● **To do**
Retype each line exactly. Skip images.

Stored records

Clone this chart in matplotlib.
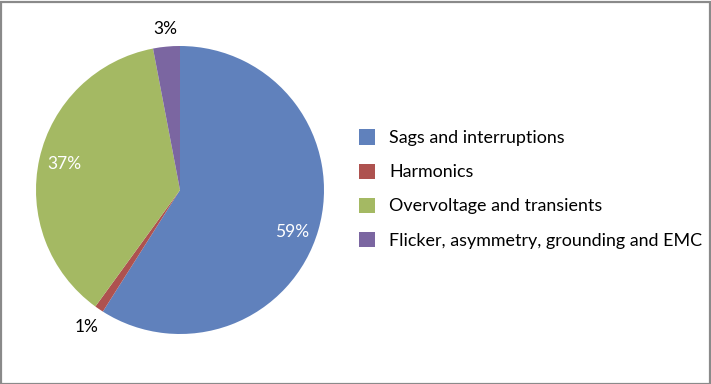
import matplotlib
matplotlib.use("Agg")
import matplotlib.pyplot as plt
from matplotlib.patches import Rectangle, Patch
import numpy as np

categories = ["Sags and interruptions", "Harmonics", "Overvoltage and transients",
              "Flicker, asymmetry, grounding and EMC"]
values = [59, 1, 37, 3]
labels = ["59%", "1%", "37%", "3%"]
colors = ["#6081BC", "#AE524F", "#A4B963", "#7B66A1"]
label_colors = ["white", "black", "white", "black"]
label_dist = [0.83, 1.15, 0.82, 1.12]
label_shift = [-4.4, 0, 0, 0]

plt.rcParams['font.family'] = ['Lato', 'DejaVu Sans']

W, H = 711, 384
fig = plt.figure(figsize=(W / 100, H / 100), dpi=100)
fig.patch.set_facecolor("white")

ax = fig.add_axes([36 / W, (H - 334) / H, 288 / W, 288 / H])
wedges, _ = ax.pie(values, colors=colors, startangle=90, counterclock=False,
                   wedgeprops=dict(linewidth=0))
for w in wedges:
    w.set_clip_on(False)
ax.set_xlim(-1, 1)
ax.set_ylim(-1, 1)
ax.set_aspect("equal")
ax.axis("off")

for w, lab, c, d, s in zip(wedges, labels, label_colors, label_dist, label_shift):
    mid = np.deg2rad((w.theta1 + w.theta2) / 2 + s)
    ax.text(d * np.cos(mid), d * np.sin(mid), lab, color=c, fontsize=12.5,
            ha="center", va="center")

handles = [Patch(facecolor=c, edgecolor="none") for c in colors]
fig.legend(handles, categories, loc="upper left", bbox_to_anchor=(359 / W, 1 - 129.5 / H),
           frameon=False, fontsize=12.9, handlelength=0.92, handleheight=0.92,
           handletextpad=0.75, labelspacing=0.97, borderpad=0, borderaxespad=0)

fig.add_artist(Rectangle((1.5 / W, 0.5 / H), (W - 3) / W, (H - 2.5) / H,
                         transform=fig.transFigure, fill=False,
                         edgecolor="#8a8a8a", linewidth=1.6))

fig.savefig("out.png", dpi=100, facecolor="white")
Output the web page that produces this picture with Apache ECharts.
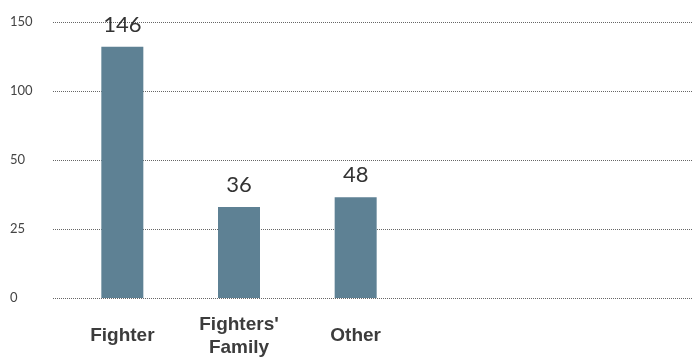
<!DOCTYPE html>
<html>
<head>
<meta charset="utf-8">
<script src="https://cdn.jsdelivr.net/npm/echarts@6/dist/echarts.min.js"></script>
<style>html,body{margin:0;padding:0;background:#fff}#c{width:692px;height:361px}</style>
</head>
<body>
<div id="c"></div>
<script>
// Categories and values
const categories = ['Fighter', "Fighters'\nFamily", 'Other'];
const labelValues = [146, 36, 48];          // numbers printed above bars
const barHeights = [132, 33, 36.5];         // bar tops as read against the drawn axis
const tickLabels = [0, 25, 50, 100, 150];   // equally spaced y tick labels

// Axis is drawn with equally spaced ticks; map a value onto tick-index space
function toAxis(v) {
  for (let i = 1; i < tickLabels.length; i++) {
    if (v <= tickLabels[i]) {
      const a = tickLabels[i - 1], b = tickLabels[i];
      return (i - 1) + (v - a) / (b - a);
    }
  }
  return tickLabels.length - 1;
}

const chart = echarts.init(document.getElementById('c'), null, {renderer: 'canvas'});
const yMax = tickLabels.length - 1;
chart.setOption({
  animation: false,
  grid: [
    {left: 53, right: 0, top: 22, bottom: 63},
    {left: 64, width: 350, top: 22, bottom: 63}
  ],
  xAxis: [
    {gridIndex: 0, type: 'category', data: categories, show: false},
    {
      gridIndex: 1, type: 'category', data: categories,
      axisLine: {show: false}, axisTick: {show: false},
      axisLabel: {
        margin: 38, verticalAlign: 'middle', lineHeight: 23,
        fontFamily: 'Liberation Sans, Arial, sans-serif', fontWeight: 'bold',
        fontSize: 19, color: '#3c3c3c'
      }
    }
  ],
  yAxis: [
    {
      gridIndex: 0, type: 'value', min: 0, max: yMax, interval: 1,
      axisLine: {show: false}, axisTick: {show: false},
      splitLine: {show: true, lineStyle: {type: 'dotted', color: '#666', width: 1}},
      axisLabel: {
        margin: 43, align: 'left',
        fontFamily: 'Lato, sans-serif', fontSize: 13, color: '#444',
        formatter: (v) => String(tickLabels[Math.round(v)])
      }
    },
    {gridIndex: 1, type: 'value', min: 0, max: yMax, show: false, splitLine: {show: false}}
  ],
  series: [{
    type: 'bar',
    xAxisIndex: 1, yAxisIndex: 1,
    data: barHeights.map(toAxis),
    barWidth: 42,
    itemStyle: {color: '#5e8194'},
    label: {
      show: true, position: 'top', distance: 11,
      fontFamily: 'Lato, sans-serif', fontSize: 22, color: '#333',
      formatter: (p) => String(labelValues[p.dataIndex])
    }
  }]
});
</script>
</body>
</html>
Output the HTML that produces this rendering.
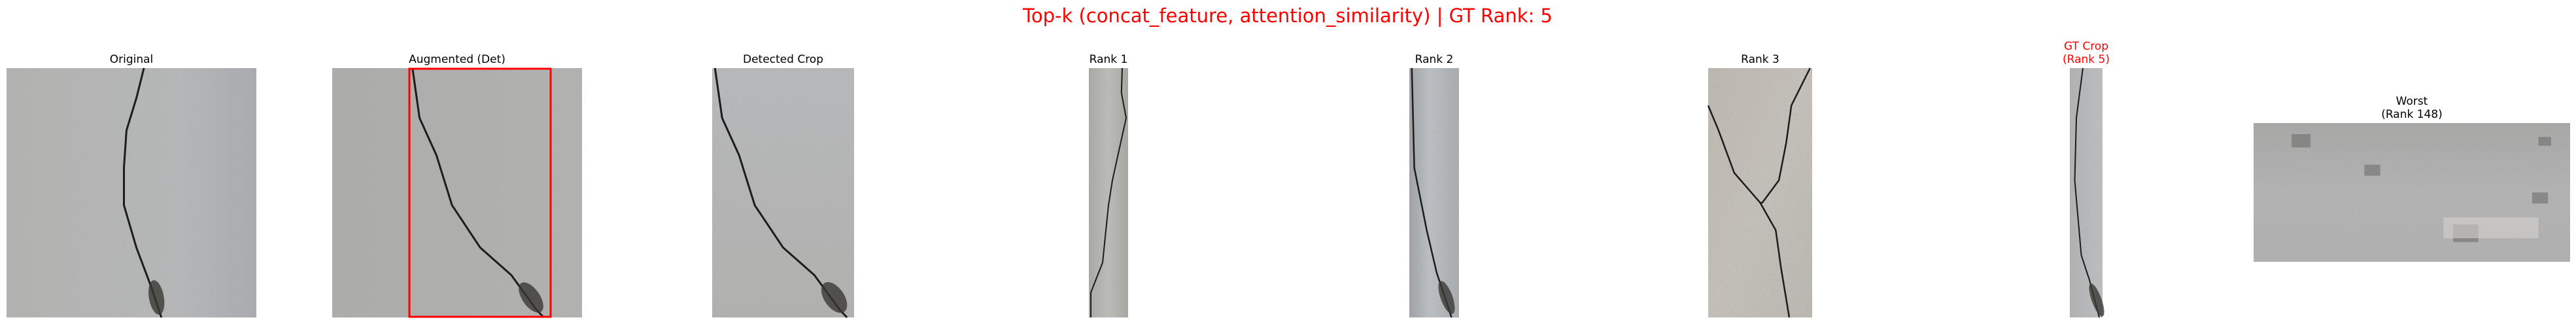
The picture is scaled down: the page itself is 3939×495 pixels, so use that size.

● **Task response**
Clone this chart in matplotlib.
import matplotlib
matplotlib.use("Agg")
import matplotlib.pyplot as plt
from matplotlib.patches import Rectangle, Patch
import numpy as np

categories = ["Sags and interruptions", "Harmonics", "Overvoltage and transients",
              "Flicker, asymmetry, grounding and EMC"]
values = [59, 1, 37, 3]
labels = ["59%", "1%", "37%", "3%"]
colors = ["#6081BC", "#AE524F", "#A4B963", "#7B66A1"]
label_colors = ["white", "black", "white", "black"]
label_dist = [0.83, 1.15, 0.82, 1.12]
label_shift = [-4.4, 0, 0, 0]

plt.rcParams['font.family'] = ['Lato', 'DejaVu Sans']

W, H = 711, 384
fig = plt.figure(figsize=(W / 100, H / 100), dpi=100)
fig.patch.set_facecolor("white")

ax = fig.add_axes([36 / W, (H - 334) / H, 288 / W, 288 / H])
wedges, _ = ax.pie(values, colors=colors, startangle=90, counterclock=False,
                   wedgeprops=dict(linewidth=0))
for w in wedges:
    w.set_clip_on(False)
ax.set_xlim(-1, 1)
ax.set_ylim(-1, 1)
ax.set_aspect("equal")
ax.axis("off")

for w, lab, c, d, s in zip(wedges, labels, label_colors, label_dist, label_shift):
    mid = np.deg2rad((w.theta1 + w.theta2) / 2 + s)
    ax.text(d * np.cos(mid), d * np.sin(mid), lab, color=c, fontsize=12.5,
            ha="center", va="center")

handles = [Patch(facecolor=c, edgecolor="none") for c in colors]
fig.legend(handles, categories, loc="upper left", bbox_to_anchor=(359 / W, 1 - 129.5 / H),
           frameon=False, fontsize=12.9, handlelength=0.92, handleheight=0.92,
           handletextpad=0.75, labelspacing=0.97, borderpad=0, borderaxespad=0)

fig.add_artist(Rectangle((1.5 / W, 0.5 / H), (W - 3) / W, (H - 2.5) / H,
                         transform=fig.transFigure, fill=False,
                         edgecolor="#8a8a8a", linewidth=1.6))

fig.savefig("out.png", dpi=100, facecolor="white")
Output the web page that produces this picture with Apache ECharts.
<!DOCTYPE html>
<html>
<head>
<meta charset="utf-8">
<script src="https://cdn.jsdelivr.net/npm/echarts@6/dist/echarts.min.js"></script>
<style>html,body{margin:0;padding:0;background:#fff}#c{width:692px;height:361px}</style>
</head>
<body>
<div id="c"></div>
<script>
// Categories and values
const categories = ['Fighter', "Fighters'\nFamily", 'Other'];
const labelValues = [146, 36, 48];          // numbers printed above bars
const barHeights = [132, 33, 36.5];         // bar tops as read against the drawn axis
const tickLabels = [0, 25, 50, 100, 150];   // equally spaced y tick labels

// Axis is drawn with equally spaced ticks; map a value onto tick-index space
function toAxis(v) {
  for (let i = 1; i < tickLabels.length; i++) {
    if (v <= tickLabels[i]) {
      const a = tickLabels[i - 1], b = tickLabels[i];
      return (i - 1) + (v - a) / (b - a);
    }
  }
  return tickLabels.length - 1;
}

const chart = echarts.init(document.getElementById('c'), null, {renderer: 'canvas'});
const yMax = tickLabels.length - 1;
chart.setOption({
  animation: false,
  grid: [
    {left: 53, right: 0, top: 22, bottom: 63},
    {left: 64, width: 350, top: 22, bottom: 63}
  ],
  xAxis: [
    {gridIndex: 0, type: 'category', data: categories, show: false},
    {
      gridIndex: 1, type: 'category', data: categories,
      axisLine: {show: false}, axisTick: {show: false},
      axisLabel: {
        margin: 38, verticalAlign: 'middle', lineHeight: 23,
        fontFamily: 'Liberation Sans, Arial, sans-serif', fontWeight: 'bold',
        fontSize: 19, color: '#3c3c3c'
      }
    }
  ],
  yAxis: [
    {
      gridIndex: 0, type: 'value', min: 0, max: yMax, interval: 1,
      axisLine: {show: false}, axisTick: {show: false},
      splitLine: {show: true, lineStyle: {type: 'dotted', color: '#666', width: 1}},
      axisLabel: {
        margin: 43, align: 'left',
        fontFamily: 'Lato, sans-serif', fontSize: 13, color: '#444',
        formatter: (v) => String(tickLabels[Math.round(v)])
      }
    },
    {gridIndex: 1, type: 'value', min: 0, max: yMax, show: false, splitLine: {show: false}}
  ],
  series: [{
    type: 'bar',
    xAxisIndex: 1, yAxisIndex: 1,
    data: barHeights.map(toAxis),
    barWidth: 42,
    itemStyle: {color: '#5e8194'},
    label: {
      show: true, position: 'top', distance: 11,
      fontFamily: 'Lato, sans-serif', fontSize: 22, color: '#333',
      formatter: (p) => String(labelValues[p.dataIndex])
    }
  }]
});
</script>
</body>
</html>
Output the HTML that produces this rendering.
The picture is scaled down: the page itself is 3939×495 pixels, so use that size.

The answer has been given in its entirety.